4. Changes in culture are always superimposed on existing culture especially during culture- contact.

5 Changes in culture are always relative. We do not have a “changed” culture but only a “chang­ing culture”, strictly speaking. Cultural changes normally emerge gradually but continuously. Hence we find a co-existence of old and new customs in the same society.

6. All the cultural changes are pot equally important. Some changes are introduced to culture because they are considered necessary for human survival. Some other changes are accepted in order to satisfy socially acquired needs not essential for survival.

7. Still it could be observed that some cultural changes originally meet neither a “survival need” nor an “acquired need” of a people. Example: New ways of disposing of the dead.

8. It is a fact of common observation that crisis tends to produce or accelerate cultural change. If the changes are accepted once due to the crisis, they tend to persist. Example: Women were ac­cepted in defence industry during the Second World War, and even now they continue to be there.

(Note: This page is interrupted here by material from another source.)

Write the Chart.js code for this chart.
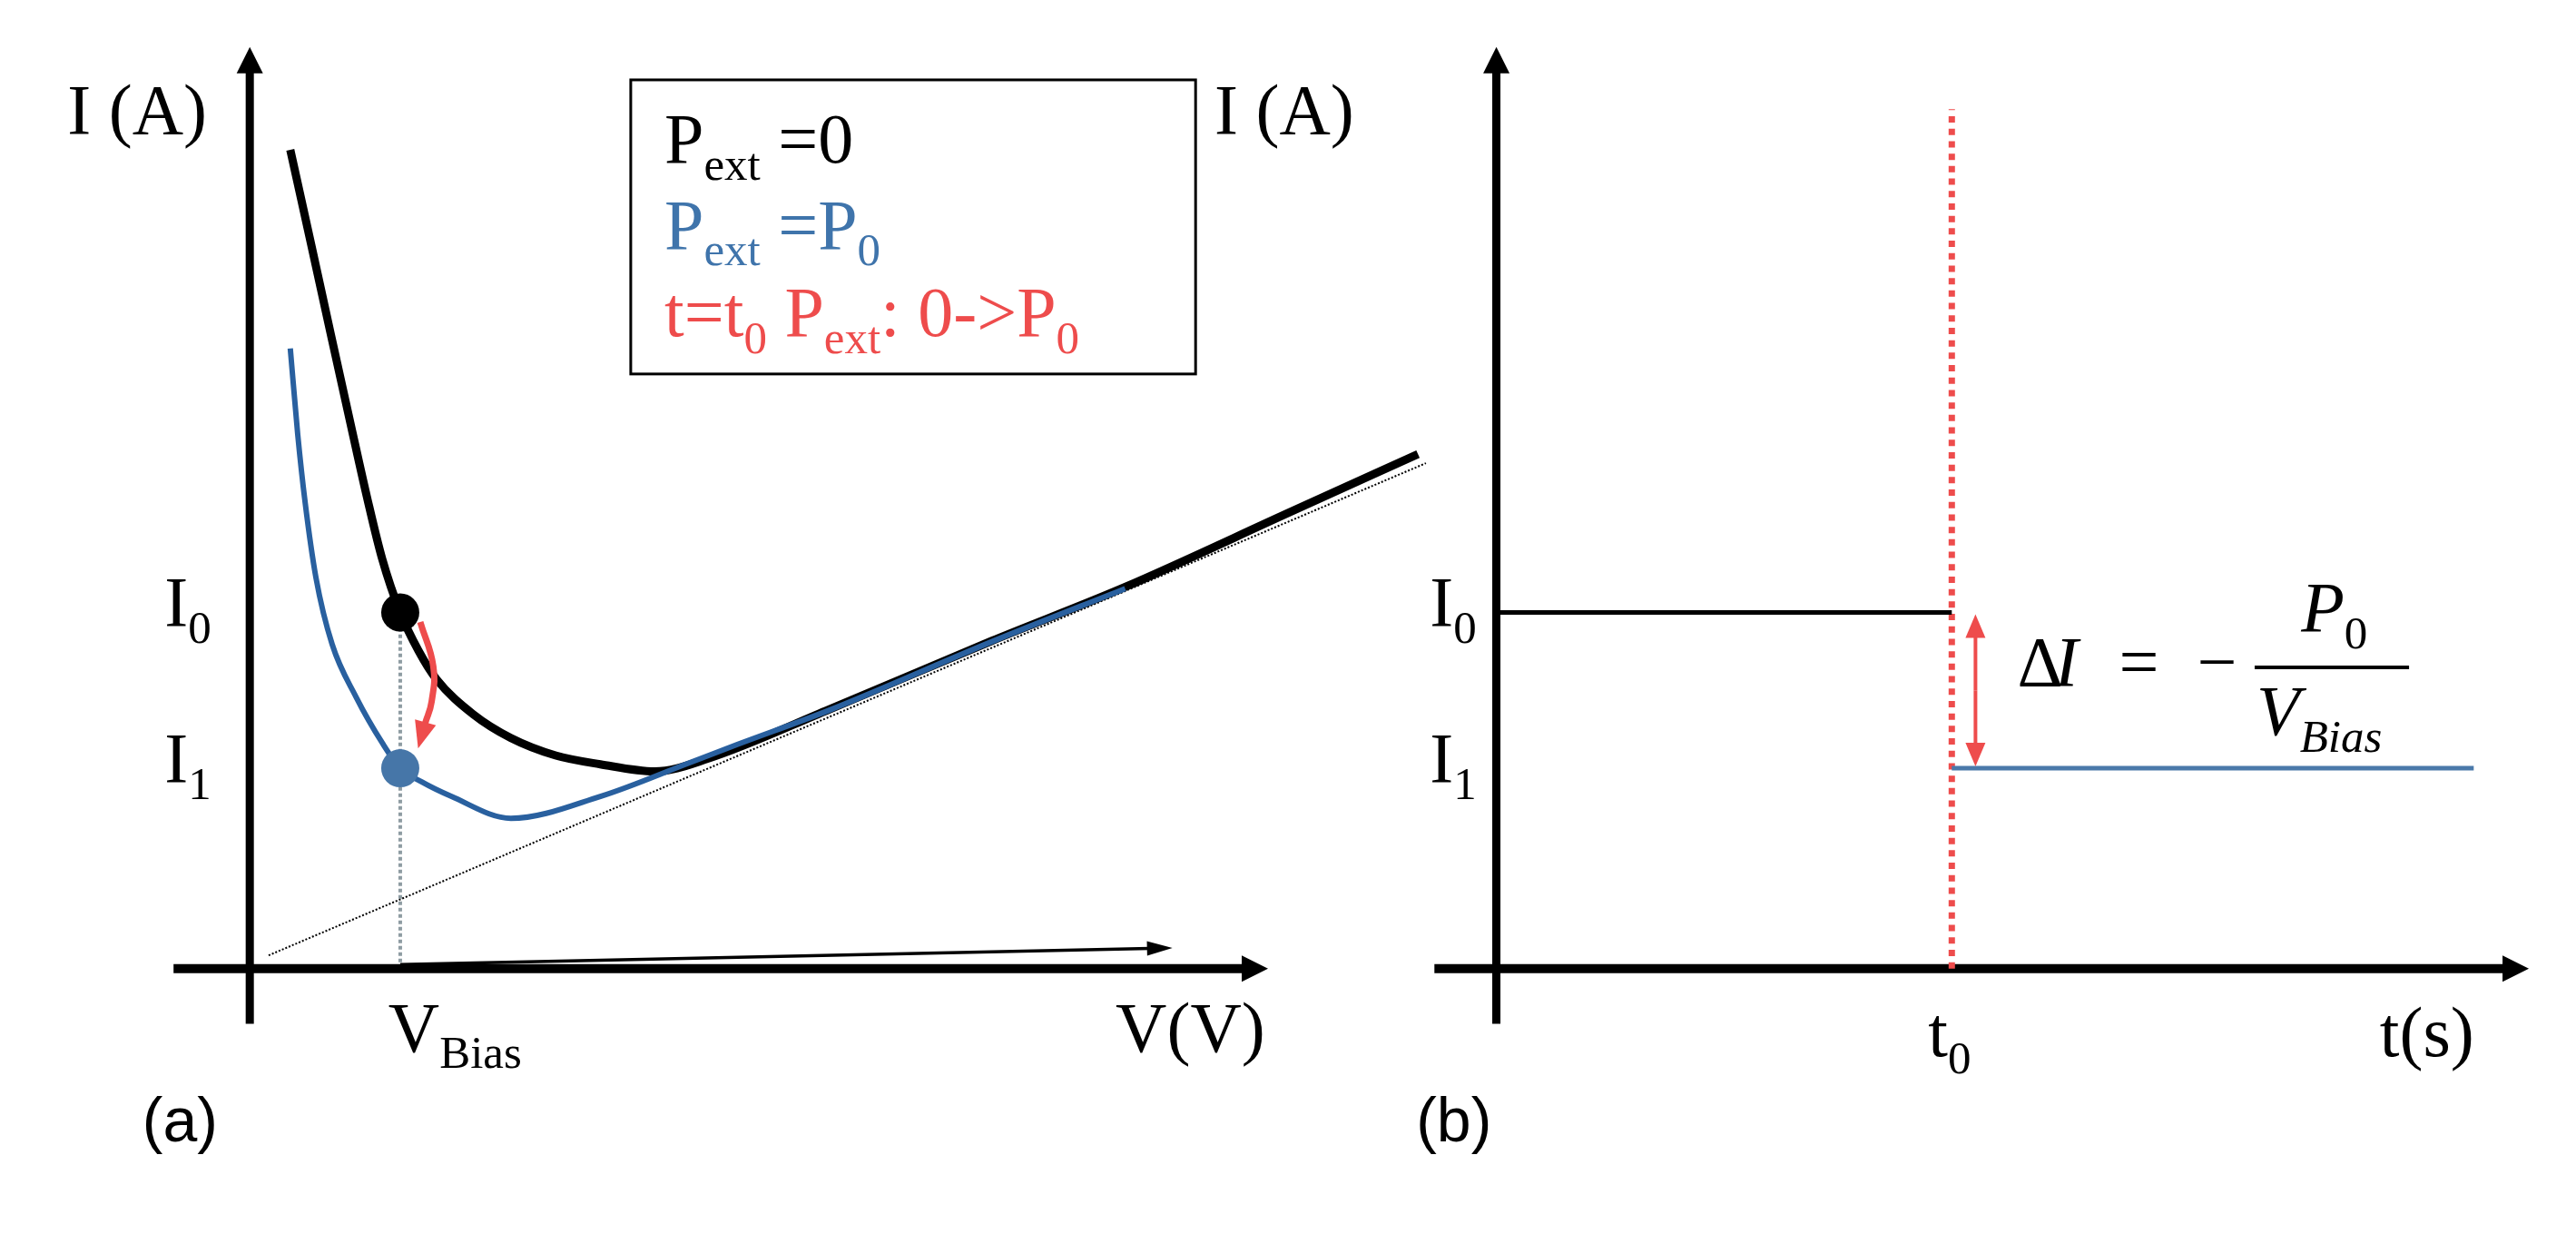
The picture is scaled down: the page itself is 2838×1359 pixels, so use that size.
<!DOCTYPE html>
<html>
<head>
<meta charset="utf-8">
<title>I-V bias point and current step</title>
<script src="https://cdn.jsdelivr.net/npm/chart.js@4.4.1/dist/chart.umd.min.js"></script>
<style>
  html, body { margin: 0; padding: 0; background: #fff; overflow: hidden; }
  #wrap { width: 2838px; height: 1359px; }
</style>
</head>
<body>
<div id="wrap"><canvas id="fig" width="2838" height="1359"></canvas></div>
<script>
// ---- panel (a): I-V curves (arbitrary units) ----
const darkV = [2.45, 3.68, 4.90, 6.13, 7.1, 8.0, 9.1, 10.2, 11.29, 13.5, 15.79, 18.5, 21.2, 24.5, 27.7, 35.05, 44.85, 52.94, 62.89, 70.65];
const darkI = [51.5, 45.7, 39.9, 34.1, 29.6, 25.8, 22.4, 20.0, 18.2, 16.0, 14.5, 13.4, 12.85, 12.4, 13.2, 16.3, 20.6, 24.0, 28.7, 32.36];
const litV = [2.45, 2.9, 3.35, 4.0, 4.98, 6.42, 8.04, 9.1, 10.38, 12.19, 15.79, 21.2, 26.6, 29.5, 35.05, 44.85, 52.94];
const litI = [39.0, 33.6, 29.3, 24.6, 20.4, 17.1, 14.15, 12.6, 11.75, 10.83, 9.45, 10.83, 12.95, 14.1, 16.25, 20.55, 23.9];
const tangentV = [1.14, 71.13];
const tangentI = [0.83, 31.79];
const V_BIAS = 9.1;
const I0 = 22.4;
const I1 = 12.6;
const sweepV = [9.1, 55.8];
const sweepI = [0.25, 1.3];
const jumpV = [10.31, 11.1, 11.0, 10.6];
const jumpI = [21.8, 19.0, 16.8, 15.4];
const jumpTip = [10.18, 13.84];
const axisAV = [-4.61, 61.58];
const axisAI = [-3.47, 57.97];

// ---- panel (b): current vs time ----
const T0 = 10;
const T_END = 21.46;
const axisBT = [-1.36, 22.67];
const axisBI = [-3.47, 57.97];
const guideI = [0, 54.06];
const deltaT = 10.52;

const legendLines = [
  { color: '#000000', parts: [['P', ''], ['ext', 's'], [' =0', '']] },
  { color: '#3f74ab', parts: [['P', ''], ['ext', 's'], [' =P', ''], ['0', 's']] },
  { color: '#ee4c4c', parts: [['t=t', ''], ['0', 's'], [' P', ''], ['ext', 's'], [': 0->P', ''], ['0', 's']] }
];

const RED = '#ee4c4c';
const SERIF = '"Liberation Serif", "DejaVu Serif", serif';
const FS = 78;

const pts = (xs, ys) => xs.map((x, i) => ({ x: x, y: ys[i] }));

function runs(ctx, x, y, parts, size, color, alignRight) {
  ctx.fillStyle = color;
  ctx.textBaseline = 'alphabetic';
  ctx.textAlign = 'left';
  const fontOf = kind => {
    const fs = kind.includes('s') ? Math.round(size * 0.66) : size;
    return (kind.includes('i') ? 'italic ' : '') + fs + 'px ' + SERIF;
  };
  let cx = x;
  if (alignRight) {
    let w = 0;
    for (const [txt, kind] of parts) { ctx.font = fontOf(kind); w += ctx.measureText(txt).width; }
    cx = x - w;
  }
  for (const [txt, kind] of parts) {
    ctx.font = fontOf(kind);
    ctx.fillText(txt, cx, kind.includes('s') ? y + size * 0.24 : y);
    cx += ctx.measureText(txt).width;
  }
  return cx;
}

function head(ctx, fx, fy, tx, ty, len, half, color) {
  const a = Math.atan2(ty - fy, tx - fx);
  ctx.save();
  ctx.translate(tx, ty);
  ctx.rotate(a);
  ctx.beginPath();
  ctx.moveTo(0, 0);
  ctx.lineTo(-len, -half);
  ctx.lineTo(-len, half);
  ctx.closePath();
  ctx.fillStyle = color;
  ctx.fill();
  ctx.restore();
}

function arrow(ctx, fx, fy, tx, ty, width, len, half, color) {
  const d = Math.hypot(tx - fx, ty - fy);
  const ex = tx - (tx - fx) / d * len * 0.9;
  const ey = ty - (ty - fy) / d * len * 0.9;
  ctx.beginPath();
  ctx.moveTo(fx, fy);
  ctx.lineTo(ex, ey);
  ctx.lineWidth = width;
  ctx.strokeStyle = color;
  ctx.lineCap = 'butt';
  ctx.stroke();
  head(ctx, fx, fy, tx, ty, len, half, color);
}

const sketch = {
  id: 'sketch',
  beforeDatasetsDraw(chart) {
    const ctx = chart.ctx;
    const xa = chart.scales.xa, xb = chart.scales.xb, y = chart.scales.y;
    ctx.save();
    // axes of panel (a)
    arrow(ctx, xa.getPixelForValue(0), y.getPixelForValue(axisAI[0]), xa.getPixelForValue(0), y.getPixelForValue(axisAI[1]), 9, 29, 14.5, '#000');
    arrow(ctx, xa.getPixelForValue(axisAV[0]), y.getPixelForValue(0), xa.getPixelForValue(axisAV[1]), y.getPixelForValue(0), 10, 29, 14.5, '#000');
    // axes of panel (b)
    arrow(ctx, xb.getPixelForValue(0), y.getPixelForValue(axisBI[0]), xb.getPixelForValue(0), y.getPixelForValue(axisBI[1]), 9, 29, 14.5, '#000');
    arrow(ctx, xb.getPixelForValue(axisBT[0]), y.getPixelForValue(0), xb.getPixelForValue(axisBT[1]), y.getPixelForValue(0), 10, 29, 14.5, '#000');
    ctx.restore();
  },
  afterDatasetsDraw(chart) {
    const ctx = chart.ctx;
    const xa = chart.scales.xa, xb = chart.scales.xb, y = chart.scales.y;
    const px = v => xa.getPixelForValue(v), qx = v => xb.getPixelForValue(v), py = v => y.getPixelForValue(v);
    ctx.save();

    // thin sweep arrow along V
    arrow(ctx, px(sweepV[0]), py(sweepI[0]), px(sweepV[1]), py(sweepI[1]), 3.5, 28, 8, '#000');
    // red jump arrowhead
    const n = jumpV.length - 1;
    head(ctx, px(jumpV[n]), py(jumpI[n]), px(jumpTip[0]), py(jumpTip[1]), 30, 12, RED);
    // red double arrow in (b)
    const dx = qx(deltaT), top = py(I0) + 2, bot = py(I1) - 2;
    arrow(ctx, dx, (top + bot) / 2, dx, top, 4, 26, 11, RED);
    arrow(ctx, dx, (top + bot) / 2, dx, bot, 4, 26, 11, RED);

    // legend box
    ctx.lineWidth = 3;
    ctx.strokeStyle = '#000';
    ctx.strokeRect(px(23.04), py(55.9), px(57.2) - px(23.04), py(37.4) - py(55.9));
    const rowI = [50.7, 45.3, 39.8];
    legendLines.forEach((l, i) => runs(ctx, px(25.08), py(rowI[i]), l.parts, FS, l.color));

    // axis labels (a)
    runs(ctx, px(-11.03), py(52.55), [['I (A)', '']], FS, '#000');
    runs(ctx, px(-5.15), py(21.56), [['I', ''], ['0', 's']], FS, '#000');
    runs(ctx, px(-5.15), py(11.74), [['I', ''], ['1', 's']], FS, '#000');
    runs(ctx, px(8.38), py(-5.19), [['V', ''], ['Bias', 's']], FS, '#000');
    runs(ctx, px(61.4), py(-5.2), [['V(V)', '']], FS, '#000', true);
    // axis labels (b)
    runs(ctx, qx(-6.19), py(52.55), [['I (A)', '']], FS, '#000');
    runs(ctx, qx(-1.46), py(21.56), [['I', ''], ['0', 's']], FS, '#000');
    runs(ctx, qx(-1.46), py(11.74), [['I', ''], ['1', 's']], FS, '#000');
    runs(ctx, qx(9.48), py(-5.5), [['t', ''], ['0', 's']], FS, '#000');
    runs(ctx, qx(21.47), py(-5.5), [['t(s)', '']], FS, '#000', true);

    // panel tags
    ctx.font = '68px "Liberation Sans", Arial, sans-serif';
    ctx.fillStyle = '#000';
    ctx.fillText('(a)', px(-6.5), py(-10.9));
    ctx.fillText('(b)', qx(-1.76), py(-10.9));

    // Delta I = - P0 / V_Bias
    const fx = qx(11.44), fy = py(17.8);
    runs(ctx, fx, fy, [['\u0394', '']], FS, '#000');
    runs(ctx, fx + 41, fy, [['I', 'i']], FS, '#000');
    runs(ctx, fx + 112, fy, [['=', '']], FS, '#000');
    runs(ctx, fx + 198, fy, [['\u2212', '']], FS, '#000');
    ctx.beginPath();
    ctx.moveTo(qx(16.65), py(18.95));
    ctx.lineTo(qx(20.04), py(18.95));
    ctx.lineWidth = 4;
    ctx.strokeStyle = '#000';
    ctx.stroke();
    runs(ctx, qx(17.67), py(21.24), [['P', 'i'], ['0', 's']], FS, '#000');
    runs(ctx, qx(16.69), py(14.7), [['V', 'i'], ['Bias', 'si']], FS, '#000');
    ctx.restore();
  }
};

new Chart(document.getElementById('fig'), {
  type: 'scatter',
  data: {
    datasets: [
      { data: [{ x: V_BIAS, y: I0 }], xAxisID: 'xa', yAxisID: 'y', pointRadius: 21, backgroundColor: '#000', borderWidth: 0 },
      { data: [{ x: V_BIAS, y: I1 }], xAxisID: 'xa', yAxisID: 'y', pointRadius: 21, backgroundColor: '#4676a8', borderWidth: 0 },
      { data: pts(jumpV, jumpI), xAxisID: 'xa', yAxisID: 'y', showLine: true, tension: 0.45, borderColor: RED, borderWidth: 7, pointRadius: 0 },
      { data: pts(litV, litI), xAxisID: 'xa', yAxisID: 'y', showLine: true, cubicInterpolationMode: 'monotone', borderColor: '#29609f', borderWidth: 6, pointRadius: 0 },
      { data: pts(darkV, darkI), xAxisID: 'xa', yAxisID: 'y', showLine: true, cubicInterpolationMode: 'monotone', borderColor: '#000', borderWidth: 9, pointRadius: 0 },
      { data: pts(tangentV, tangentI), xAxisID: 'xa', yAxisID: 'y', showLine: true, borderColor: '#000', borderWidth: 2, borderDash: [2, 2], pointRadius: 0 },
      { data: [{ x: V_BIAS, y: 0.4 }, { x: V_BIAS, y: I0 }], xAxisID: 'xa', yAxisID: 'y', showLine: true, borderColor: '#8e9ca2', borderWidth: 4, borderDash: [4, 3], pointRadius: 0 },
      // panel (b)
      { data: [{ x: 0, y: I0 }, { x: T0, y: I0 }], xAxisID: 'xb', yAxisID: 'y', showLine: true, borderColor: '#000', borderWidth: 5, pointRadius: 0 },
      { data: [{ x: T0, y: I1 }, { x: T_END, y: I1 }], xAxisID: 'xb', yAxisID: 'y', showLine: true, borderColor: '#4a79aa', borderWidth: 5, pointRadius: 0 },
      { data: [{ x: T0, y: guideI[0] }, { x: T0, y: guideI[1] }], xAxisID: 'xb', yAxisID: 'y', showLine: true, borderColor: RED, borderWidth: 7, borderDash: [7, 6.7], pointRadius: 0 }
    ]
  },
  options: {
    responsive: false,
    animation: false,
    events: [],
    layout: { padding: 0 },
    plugins: { legend: { display: false }, tooltip: { enabled: false } },
    scales: {
      xa: { type: 'linear', position: 'bottom', min: -13.953, max: 139.53, display: false },
      xb: { type: 'linear', position: 'bottom', min: -32.436, max: 23.287, display: false },
      y: { type: 'linear', position: 'left', min: -15.498, max: 59.725, display: false }
    }
  },
  plugins: [sketch]
});
</script>
</body>
</html>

9. Cultural change is cumulative in its total effect. Much is added and little is lost. Its growth is like the growth of a tree that ever expands but only loses its leaves, sometimes its limbs from time to time, as long as it survives.

10. Cultural change leads to chain reaction. “Whenever a change is incorporated into the cul­ture and becomes defined as a “social necessity’, new needs emerge, generating the desire for still further changes to complement or supplement the original change.